Deborah Wakeman, owner of a Liberty Tax office in Sacramento, said RALs are "for instant gratification. They're for the person who wants that refund in one to two days."

But this year, a combination of smaller RAL loan amounts, more stringent requirements by banks and money-cautious consumers has resulted in fewer of the loans being issued, she said.

"People are more cost-conscious and they're looking at the fees," she noted. Liberty's tax guide clearly states that its RAL carries an effective APR of 124 percent.

Last year by this time, her office had done 58 RALs; this tax season, only nine.

In many cases, taxpayers are deciding it's worth it to wait eight to 15 days for their refunds.
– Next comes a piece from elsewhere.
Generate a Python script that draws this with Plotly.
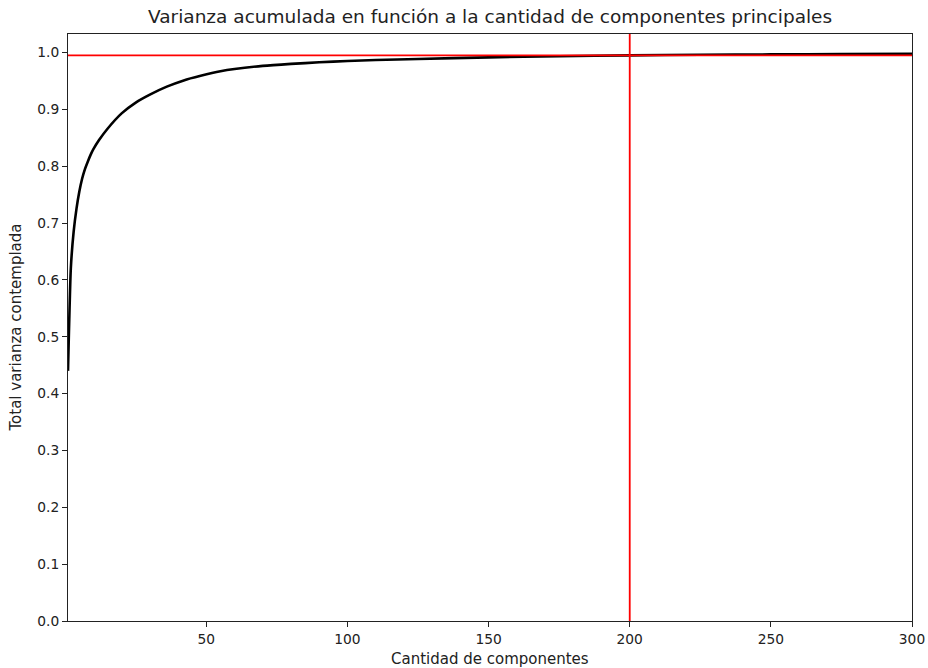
import plotly.graph_objects as go

# Cumulative explained variance by number of principal components
n_components = [1, 2, 3, 4, 5, 6, 7, 8, 9, 10, 12, 15, 20, 25, 30, 36, 42, 48, 55,
                60, 70, 80, 90, 100, 110, 125, 150, 175, 200, 225, 250, 275, 300]
cum_variance = [0.44, 0.62, 0.685, 0.725, 0.755, 0.778, 0.795, 0.808, 0.82, 0.83,
                0.846, 0.866, 0.893, 0.912, 0.926, 0.940, 0.951, 0.959, 0.967,
                0.971, 0.9765, 0.980, 0.9828, 0.985, 0.9868, 0.9887, 0.9915,
                0.9935, 0.995, 0.996, 0.9967, 0.9972, 0.9976]

threshold = 0.995
chosen_components = 200

x_ticks = [50, 100, 150, 200, 250, 300]
y_ticks = [round(i * 0.1, 1) for i in range(11)]

FONT = "DejaVu Sans"
INK = "#222"

fig = go.Figure()
fig.add_trace(go.Scatter(
    x=n_components, y=cum_variance, mode="lines",
    line=dict(color="black", width=2.6, shape="spline", smoothing=0.5),
    showlegend=False, hoverinfo="x+y",
))

# threshold lines
fig.add_shape(type="line", xref="paper", x0=0, x1=1, yref="y",
              y0=threshold, y1=threshold, line=dict(color="red", width=1.8))
fig.add_shape(type="line", yref="paper", y0=0, y1=1, xref="x",
              x0=chosen_components, x1=chosen_components,
              line=dict(color="red", width=1.8))

axis_common = dict(
    showline=True, mirror=True, linecolor=INK, linewidth=1,
    ticks="outside", ticklen=5, tickwidth=1, tickcolor=INK,
    showgrid=False, zeroline=False, automargin=False,
    tickfont=dict(family=FONT, size=13.8, color=INK),
)

fig.update_xaxes(range=[1, 300], tickvals=x_ticks, **axis_common)
fig.update_yaxes(range=[0, 1.0326], tickvals=y_ticks, tickformat=".1f", **axis_common)

fig.update_layout(
    width=928, height=668,
    margin=dict(l=68, r=16, t=34, b=47),
    plot_bgcolor="white", paper_bgcolor="white",
    font=dict(family=FONT, color=INK),
    annotations=[
        dict(text="Varianza acumulada en función a la cantidad de componentes principales",
             xref="paper", yref="paper", x=0.5, y=1, yanchor="bottom", yshift=5,
             showarrow=False, font=dict(family=FONT, size=18.5, color=INK)),
        dict(text="Cantidad de componentes", xref="paper", yref="paper",
             x=0.5, y=0, yanchor="top", yshift=-27, showarrow=False,
             font=dict(family=FONT, size=15, color=INK)),
        dict(text="Total varianza contemplada", xref="paper", yref="paper",
             x=0, y=0.5, xanchor="right", xshift=-42, textangle=-90,
             showarrow=False, font=dict(family=FONT, size=15, color=INK)),
    ],
)

fig.write_html("out.html")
Liberty and Jackson Hewitt Tax Service, both national chains, are among the few tax-preparation providers that still make RALs.

Jackson Hewitt, for instance, advertises refund anticipation loans to consumers on pink fliers and on the company's website: "Need Money Now? ... Get $1,500 in as Little as 1 Day!"

Both Liberty and Jackson Hewitt offer tax refund loans, issued through Kentucky-based Republic Bank, that are limited to $1,500, based on a total refund of $2,000.

Taxpayers pay $61.22 in RAL fees, an effective APR of 124 percent, based on a 12-day loan.

If the refund is larger than $1,500, the balance is paid to the taxpayer by direct deposit or a check, or loaded onto a prepaid debit card. Some options require an additional $30 administrative fee, charged by the bank.

There are often fees attached to the issuance of paper checks and debit cards.

The IRS has played a role in the fading popularity of RALs. For years, the IRS supplied tax-prep companies and financial institutions with a "debt indicator," which showed if a tax refund was going to be reduced to pay delinquent student loans, child support or other unpaid loans.

Starting this tax season, however, the IRS no longer provides that information.